Effect of post-treatment with GF109203X (10 nmol per paw), KT5720 (3 nmol per paw) or PD98059 (30 nmol per paw) on PGE₂-induced paw-licking (a) or mechanical allodynia (b) in mice. The effects of the drugs are expressed as licking time (s) or threshold (mg). Each column represents the mean of six animals and vertical lines show the s.e.m. ^#denotes significant difference from basal group, P<0.01 (Student–Newman–Keuls' test). Asterisks denote the significance levels, ^***P<0.001, compared with the PGE₂ plus vehicle-injected mice (black bar, one-way ANOVA followed by Student–Newman–Keuls' test).

Figure 7

Representative images of western immunoblotting and densitometry analyses showing the time course of phosphorylation of PKA RII (phospho-PKA RII; (a)) ERK (phospho-ERK1, (b)) PKCα translocation from cytosol (c) to membrane (d) in response to i.pl. injection of PGE₂ (3 nmol per paw) into mouse paw. Densities for actin are shown in (e). Mouse paw tissues were obtained from naive (basal, B) or PGE₂-injected mice at the indicated times. Membrane levels of PKC-α and cytosolic levels of phospho-PKA RII, PKCα, phospho-ERK1 and actin were determined using specific antibody and indicated PK activation. Results were normalized by arbitrarily setting the densitometry of the basal group and are expressed as mean±s.e.m. (n=3). ^*P<0.05, as compared with basal values (one-way ANOVA followed by Dunnett's test).

Figure 8

Representative images of western immunoblotting and densitometry analyses showing the effect of EP₃ or EP₄ receptor antagonists in PGE₂-induced phosphorylation of PKA RII (phospho-PKA RII, (a)) of ERK1 (phospho-ERK1, (b)) or PKCα activation (PKCα membrane (c)) and PKCα cytosol (d)).
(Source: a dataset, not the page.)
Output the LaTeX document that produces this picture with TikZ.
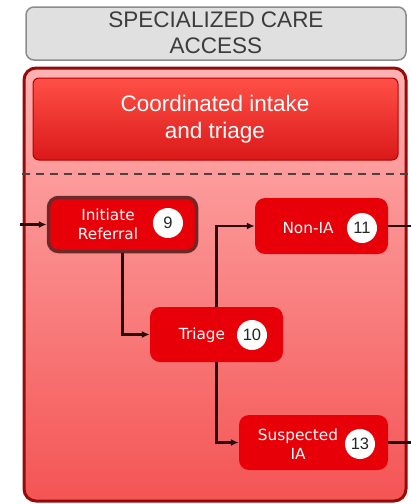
\documentclass[tikz,border=0pt]{standalone}
\usepackage{fontspec}
\setmainfont{Liberation Sans}
\newfontfamily\verd{DejaVu Sans}
\usetikzlibrary{arrows.meta}
\definecolor{nodered}{RGB}{232,0,8}
\definecolor{lanefill top}{RGB}{255,178,178}
\definecolor{lanefill bot}{RGB}{244,84,84}
\definecolor{laneborder}{RGB}{150,10,10}
\definecolor{refborder}{RGB}{110,40,40}
\definecolor{wire}{RGB}{40,12,12}
\definecolor{graytext}{RGB}{60,60,60}
\tikzset{
  stepbox/.style={fill=nodered, rounded corners=10pt, inner sep=0pt},
  boxtext/.style={text=white, font=\verd\fontsize{15.3}{19}\selectfont, align=center, inner sep=0pt},
  numdisc/.style={circle, fill=white, minimum size=30pt, inner sep=0pt,
    font=\fontsize{16.5}{16.5}\selectfont, text=black!85},
  conn/.style={draw=wire, line width=2.1pt, -{Latex[length=8pt,width=7pt]}},
  wireout/.style={draw=wire, line width=2.1pt}
}
\begin{document}
\begin{tikzpicture}[x=1pt,y=-1pt]
\useasboundingbox (0,0) rectangle (411,504);

% lane title
\draw[draw=black!45, fill=black!12, line width=1.5pt, rounded corners=8pt]
  (26,7) rectangle (406,60);
\node[text=graytext, font=\fontsize{22.5}{26}\selectfont, align=center] (title) at (216,33)
  {SPECIALIZED CARE\\ACCESS};

% lane body
\path[draw=laneborder, line width=3pt, rounded corners=12pt,
  top color=lanefill top, bottom color=lanefill bot]
  (24,68) rectangle (406,501);

% phase header
\path[draw=red!70!black, line width=1pt, rounded corners=6pt,
  top color={rgb,255:red,255;green,80;blue,70}, middle color={rgb,255:red,236;green,0;blue,20},
  bottom color={rgb,255:red,218;green,25;blue,25}]
  (33,78) rectangle (398,160);
\node[text=white, font=\fontsize{22.5}{27}\selectfont, align=center] (hdr) at (215,119)
  {Coordinated intake\\and triage};

% phase separator
\draw[draw=wire!80, line width=2pt, dash pattern=on 8pt off 6pt] (22,174) -- (411,174);

% process steps
\node[stepbox, draw=refborder, line width=3.5pt, minimum width=148pt, minimum height=54pt]
  (ref) at (122.5,224.5) {};
\node[boxtext] (reft) at (108,224) {Initiate\\Referral};
\node[numdisc] (n9) at (168,223) {9};

\node[stepbox, minimum width=133pt, minimum height=56pt] (nonia) at (321.5,226) {};
\node[boxtext] (noniat) at (308,228) {Non-IA};
\node[numdisc] (n11) at (362,228) {11};

\node[stepbox, minimum width=133pt, minimum height=55pt] (tri) at (216.5,334.5) {};
\node[boxtext] (trit) at (202,335) {Triage};
\node[numdisc] (n10) at (252,335) {10};

\node[stepbox, minimum width=149pt, minimum height=55pt] (sia) at (313.5,442.5) {};
\node[boxtext] (siat) at (298,444) {Suspected\\IA};
\node[numdisc] (n13) at (360,444) {13};

% flow
\coordinate (inlet) at (20,224.5);
\coordinate (outA) at (411,226);
\coordinate (outB) at (411,442.5);
\draw[conn] (inlet) -- (ref.west);
\draw[conn] (ref.south) |- (tri.west);
\draw[conn] (tri.north) |- (nonia.west);
\draw[conn] (tri.south) |- (sia.west);
\draw[wireout] (nonia.east) -- (outA);
\draw[wireout] (sia.east) -- (outB);
\end{tikzpicture}
\end{document}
Mouse paw tissues were obtained from naive (basal, B) or 15 min after PGE₂ injection. Cytosolic levels of phospho-PKA RII were determined using a specific antibody. Results were normalized by arbitrarily setting the densitometry of the basal group and are expressed as mean±s.e.m. (n=3). ^#P<0.05, as compared with basal values (B), ^*P<0.05, as compared with vehicle group (one-way ANOVA followed by Student–Newman–Keuls' test).